Let me just say that the last detective movie I saw before this one was Angels and Demons, so going in to see this one, I was not sure what to expect, since that one didn't exactly live up to my expectations.
But, man, do the Swedes deliver!
This was a total thrill ride. The two main characters are not your typical American leading man and woman, but that, to me, makes them that much more enjoyable. I've never read the book, but I can say that the characters themselves were a large part of what made this movie so memorable, and if this movie HAD been made in America, I don't know how much I would have enjoyed it, since we probably would have gotten some generic Sienna Miller look-a-like and young version of Harrison Ford in the title roles (and really, who wants to see that....again?). Noomi Rapace is fucking HOT as Lisbeth Salander, and I loved that she's able to hide in plain sight by dressing as a blonde bombshell (and also that it's supposed to be humorous). That girl is a badass.
I have to admit that I was pretty disturbed by the rape scene, but I think that was the point. Maybe it's just the American movie business idea of a taboo subject being instilled in my head. I mean, I wasn't as disturbed by this rape scene as I was by the one in Marnie (1964), but it was still uncomfortable. However, I think that because they included all the details it made the even more graphic revenge scene that much more satisfying (in a twisted sort of way). The fact that this was included not as a subject of the overall plot but as a character device is another great attribute to this movie because we were allowed to get to know each character as an individual and as a whole before they come together and solve a crime. That's something we don't exactly get with Se7en, now do we (not to say that that's a bad movie, but I thought I'd use it as a comparison due to the Biblical-themed murder plot)?
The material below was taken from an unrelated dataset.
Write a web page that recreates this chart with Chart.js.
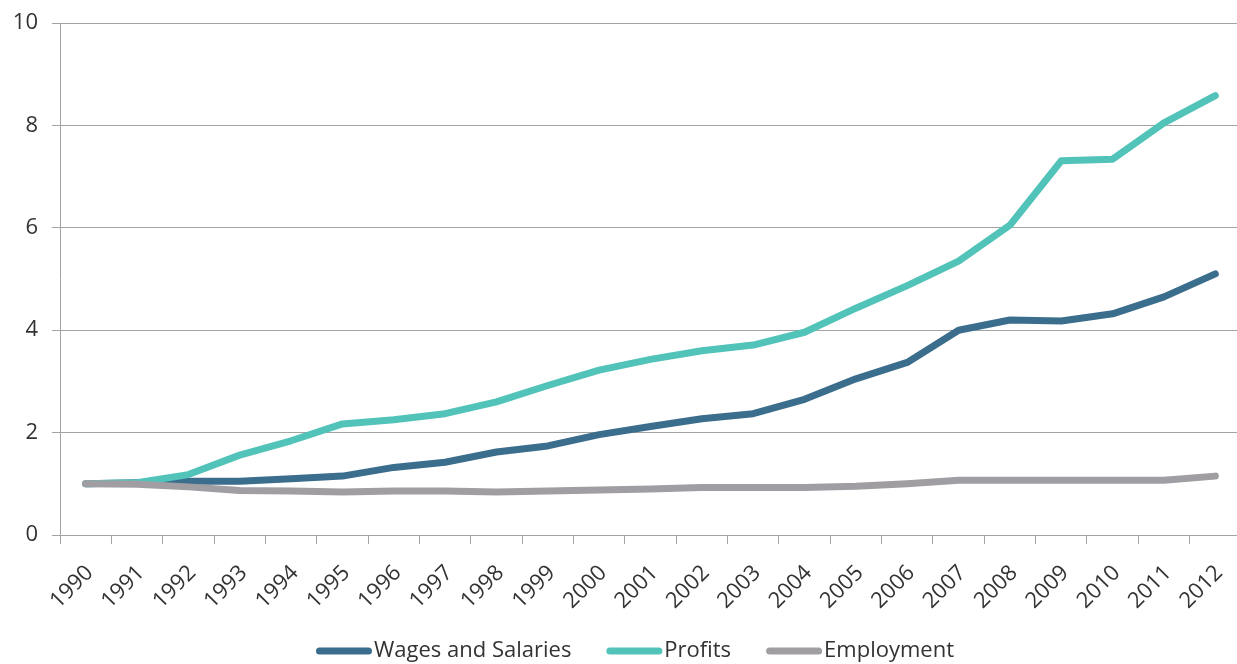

Although I didn't find the whole father-passing-the-crime-to-his-son deal realistic, I did like that the crimes were about the very real and unfortunate issue of anti-semitism. (I get that a lot of the praises I'm making should be credited to the author of the book, but seeing as I haven't read it, I'll just praise him AND the filmmakers for staying true to the original plot, something they didn't have to do completely after buying the rights). I feel like there are so many detective story lines that avoid issues that actually exist for fear of offending anyone. Why? I don't know. It's a movie- you can't please anyone. And besides, if there were someone that were watching this that were a fan of anti-semitism, hell, I'd WANT to offend the shit out of them.
Anyway, now that I've gone on a little rant about that, I also want to make one unrelated comment about how wonderful the color quality of this film is. It's been a while since I've seen a film where the film itself matched the content of the movie (although I'm sure they shot in HD). The film buff in me is giving props to the editors for making a movie with dark and disturbing content, well, actually dark. The saturated green tint that permeated most of this movie only added to the well constructed storyline and memorable characters. I can only hope that the sequel that's already in process will live up to the dark and ominous beauty of its predecessor.